■ **Task requirements**: Transcribe every line from the top down to the line with "from bokeh.resources import INLINE", both ends included, but not the pictures.

■ **Data provided**:
::::
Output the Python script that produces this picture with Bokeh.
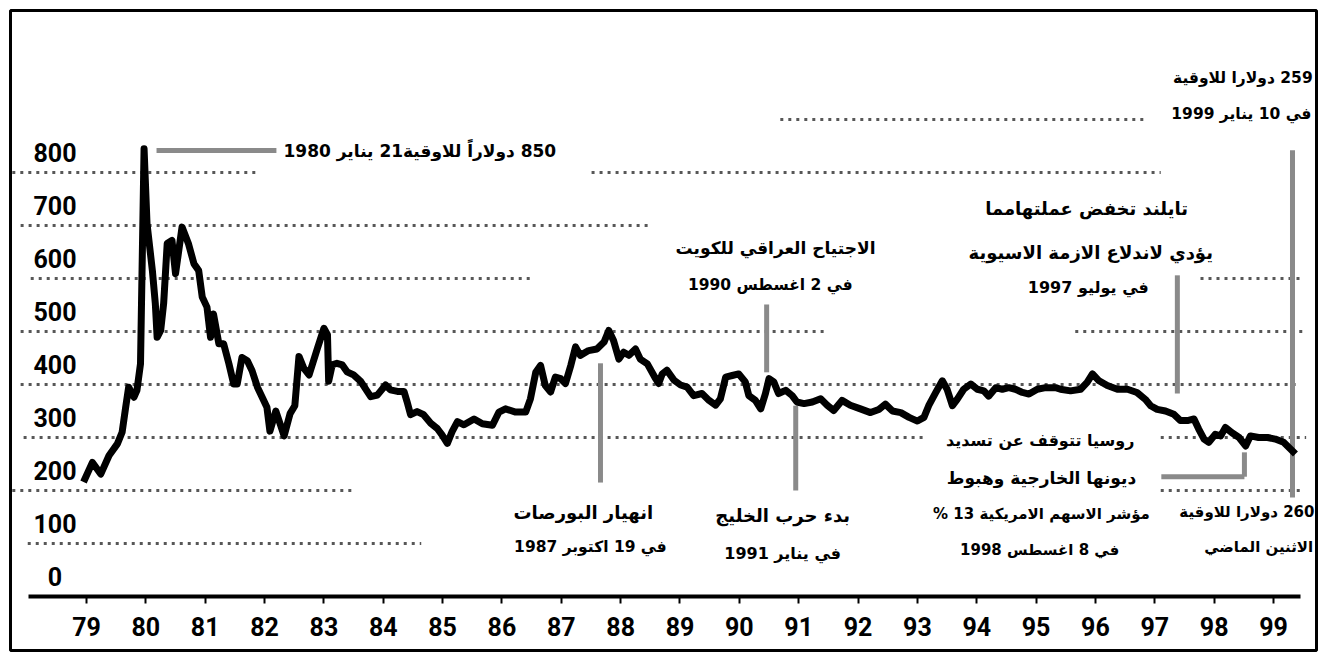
from bokeh.plotting import figure
from bokeh.models import Range1d, LinearAxis, FixedTicker, ColumnDataSource
from bokeh.core.properties import value
from bokeh.embed import file_html
from bokeh.resources import INLINE

# ---- data: gold price, US$ per ounce ----
years = [1978.95, 1979.10, 1979.24, 1979.38, 1979.52, 1979.60, 1979.66, 1979.71, 1979.80, 1979.85,
         1979.91, 1979.97, 1980.02, 1980.11, 1980.16, 1980.19, 1980.25, 1980.30, 1980.36, 1980.44,
         1980.50, 1980.61, 1980.72, 1980.81, 1980.89, 1980.95, 1981.03, 1981.09, 1981.14, 1981.23,
         1981.31, 1981.40, 1981.48, 1981.54, 1981.62, 1981.71, 1981.79, 1981.88, 1981.96, 1982.04,
         1982.09, 1982.19, 1982.33, 1982.43, 1982.51, 1982.58, 1982.66, 1982.75, 1982.89, 1983.00,
         1983.06, 1983.08, 1983.14, 1983.22, 1983.31, 1983.39, 1983.50, 1983.62, 1983.73, 1983.79,
         1983.90, 1984.04, 1984.12, 1984.24, 1984.35, 1984.40, 1984.46, 1984.57, 1984.68, 1984.80,
         1984.91, 1984.99, 1985.08, 1985.16, 1985.25, 1985.36, 1985.53, 1985.67, 1985.84, 1985.95,
         1986.06, 1986.23, 1986.40, 1986.48, 1986.57, 1986.65, 1986.73, 1986.82, 1986.90, 1986.99,
         1987.07, 1987.16, 1987.24, 1987.32, 1987.46, 1987.60, 1987.72, 1987.80, 1987.88, 1987.97,
         1988.05, 1988.14, 1988.25, 1988.33, 1988.45, 1988.59, 1988.64, 1988.70, 1988.78, 1988.90,
         1989.01, 1989.12, 1989.23, 1989.37, 1989.49, 1989.60, 1989.68, 1989.77, 1989.88, 1989.99,
         1990.10, 1990.16, 1990.27, 1990.36, 1990.44, 1990.50, 1990.58, 1990.66, 1990.78, 1990.89,
         1990.97, 1991.09, 1991.23, 1991.37, 1991.48, 1991.59, 1991.73, 1991.87, 1992.04, 1992.21,
         1992.35, 1992.46, 1992.58, 1992.72, 1992.86, 1993.00, 1993.11, 1993.19, 1993.31, 1993.42,
         1993.50, 1993.59, 1993.67, 1993.78, 1993.90, 1994.01, 1994.12, 1994.20, 1994.32, 1994.43,
         1994.54, 1994.65, 1994.77, 1994.88, 1995.02, 1995.16, 1995.33, 1995.41, 1995.58, 1995.75,
         1995.86, 1995.95, 1996.06, 1996.20, 1996.37, 1996.54, 1996.70, 1996.84, 1996.93, 1997.04,
         1997.18, 1997.32, 1997.43, 1997.55, 1997.66, 1997.74, 1997.83, 1997.91, 1998.02, 1998.11,
         1998.19, 1998.30, 1998.42, 1998.53, 1998.61, 1998.75, 1998.90, 1999.03, 1999.17, 1999.29,
         1999.37]
prices = [216, 253, 231, 266, 288, 310, 357, 395, 376, 389,
          439, 845, 703, 615, 552, 489, 502, 553, 666, 672,
          609, 697, 665, 628, 615, 565, 546, 489, 533, 477,
          477, 439, 401, 401, 451, 445, 426, 395, 376, 357,
          312, 350, 303, 345, 360, 453, 431, 418, 468, 506,
          494, 406, 437, 440, 437, 424, 418, 406, 387, 377,
          380, 399, 390, 387, 387, 368, 343, 349, 343, 327,
          317, 305, 289, 311, 330, 324, 335, 326, 323, 348,
          354, 348, 348, 373, 423, 436, 398, 386, 414, 411,
          402, 436, 471, 455, 464, 467, 480, 502, 483, 448,
          461, 455, 467, 448, 439, 411, 402, 420, 427, 408,
          399, 395, 379, 383, 370, 361, 373, 414, 417, 420,
          405, 379, 370, 354, 383, 411, 405, 383, 389, 379,
          367, 364, 367, 373, 361, 351, 370, 361, 354, 347,
          353, 363, 350, 347, 338, 331, 338, 360, 385, 407,
          391, 360, 372, 391, 401, 391, 388, 378, 394, 391,
          394, 391, 385, 382, 391, 394, 394, 391, 388, 391,
          404, 420, 407, 398, 391, 391, 385, 372, 360, 353,
          350, 344, 332, 332, 335, 316, 297, 291, 306, 303,
          319, 309, 300, 284, 303, 300, 300, 297, 291, 278,
          269]

y_levels = [800, 700, 600, 500, 400, 300, 200, 100, 0]
y_labels = ["800", "700", "600", "500", "400", "300", "200", "100", "0"]
x_ticks = list(range(1979, 2000))
x_labels = ["79", "80", "81", "82", "83", "84", "85", "86", "87", "88", "89",
            "90", "91", "92", "93", "94", "95", "96", "97", "98", "99"]

# notes (Arabic), anchored in data space
notes = [
    "850 دولاراً للاوقية21 يناير 1980",
    "انهيار البورصات", "في 19 اكتوبر 1987",
    "الاجتياح العراقي للكويت", "في 2 اغسطس 1990",
    "بدء حرب الخليج", "في يناير 1991",
    "تايلند تخفض عملتهامما", "يؤدي لاندلاع الازمة الاسيوية", "في يوليو 1997",
    "259 دولارا للاوقية", "في 10 يناير 1999",
    "روسيا تتوقف عن تسديد", "ديونها الخارجية وهبوط", "مؤشر الاسهم الامريكية 13 %", "في 8 اغسطس 1998",
    "260 دولارا للاوقية", "الاثنين الماضي",
]

# ---- layout / styling (not data) ----
note_x = [1982.32, 1987.37, 1987.49, 1990.61, 1990.52, 1990.73, 1990.73,
          1995.85, 1995.92, 1995.88, 1999.66, 1999.64,
          1995.07, 1995.09, 1995.09, 1995.06, 1999.69, 1998.75]
note_y = [841.5, 158.5, 94, 658.5, 587, 153, 81,
          732, 649, 583, 979, 911,
          294, 224.5, 156.6, 87, 158.5, 92.5]
note_align = ["left", "center", "center", "center", "center", "center", "center",
              "center", "center", "center", "right", "right",
              "center", "center", "center", "center", "right", "center"]
note_size = ["17px", "18px", "15.5px", "17px", "15.5px", "18px", "16px",
             "18px", "18px", "16px", "15.5px", "15.5px",
             "16px", "17px", "15px", "15px", "15px", "15px"]

grid_level = [900, 800, 800, 700, 600, 600, 500, 500, 400, 300, 300, 200, 200, 100]
grid_x0 = [1990.69, 1977.75, 1987.51, 1977.89, 1978.06, 1997.77, 1977.89, 1995.66,
           1977.89, 1977.94, 1997.10, 1977.75, 1997.10, 1978.01]
grid_x1 = [1996.84, 1981.85, 1997.10, 1988.47, 1986.48, 1999.45, 1991.45, 1999.55,
           1999.45, 1993.10, 1999.55, 1983.53, 1999.45, 1984.64]

call_x0 = [1980.18, 1987.66, 1990.46, 1990.95, 1997.38, 1999.32, 1998.51, 1997.11]
call_y0 = [841.5, 440, 551, 360, 606, 842, 272, 226]
call_x1 = [1982.20, 1987.66, 1990.46, 1990.95, 1997.38, 1999.32, 1998.51, 1998.51]
call_y1 = [841.5, 215, 423, 200, 383, 187, 226, 226]

p = figure(width=1326, height=660,
           x_range=Range1d(1977.7195, 1999.7245), y_range=Range1d(-101.9, 1105.7),
           x_axis_type=None, y_axis_type=None, toolbar_location=None,
           output_backend="svg",
           min_border_left=10, min_border_right=10, min_border_top=10, min_border_bottom=10)
p.outline_line_color = "black"
p.outline_line_width = 3
p.background_fill_color = "white"
p.border_fill_color = "white"

# dotted partial gridlines
p.segment(x0=grid_x0, y0=grid_level, x1=grid_x1, y1=grid_level,
          line_color="#3a3a3a", line_width=3, line_dash="3 5", line_alpha=0.85)

# callout lines
p.segment(x0=call_x0, y0=call_y0, x1=call_x1, y1=call_y1,
          line_color="#8a8a8a", line_width=5, line_cap="butt")

# price line
p.line(years, prices, line_color="black", line_width=7, line_join="round")

# y labels
p.text(x=[1978.47] * len(y_levels), y=y_levels, text=y_labels,
       text_font=value("Roboto"), text_font_style="bold", text_font_size="25px",
       text_color="black", text_align="center", text_baseline="middle", y_offset=-20)

# notes
src = ColumnDataSource(dict(x=note_x, y=note_y,
                            t=["\u200f" + s + "\u200f" for s in notes],
                            a=note_align, s=note_size))
p.text(x="x", y="y", text="t", text_align="a", text_font_size="s", source=src,
       text_font=value("DejaVu Sans"), text_font_style="bold",
       text_color="black", text_baseline="middle")

# x axis drawn at price 0
xaxis = LinearAxis(fixed_location=0, ticker=FixedTicker(ticks=x_ticks),
                   major_label_overrides=dict(zip(x_ticks, x_labels)),
                   bounds=(1978.02, 1999.46))
xaxis.axis_line_width = 4
xaxis.axis_line_color = "black"
xaxis.major_tick_out = 7
xaxis.major_tick_in = 0
xaxis.major_tick_line_width = 2
xaxis.minor_tick_out = 0
xaxis.minor_tick_in = 0
xaxis.major_label_text_font = "Roboto"
xaxis.major_label_text_font_style = "bold"
xaxis.major_label_text_font_size = "25px"
xaxis.major_label_text_color = "black"
xaxis.major_label_standoff = 14
p.add_layout(xaxis, "below")

open("out.html", "w").write(file_html(p, INLINE))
::::
■ **Reply**:
Output the Python script that produces this picture with Bokeh.
from bokeh.plotting import figure
from bokeh.models import Range1d, LinearAxis, FixedTicker, ColumnDataSource
from bokeh.core.properties import value
from bokeh.embed import file_html
from bokeh.resources import INLINE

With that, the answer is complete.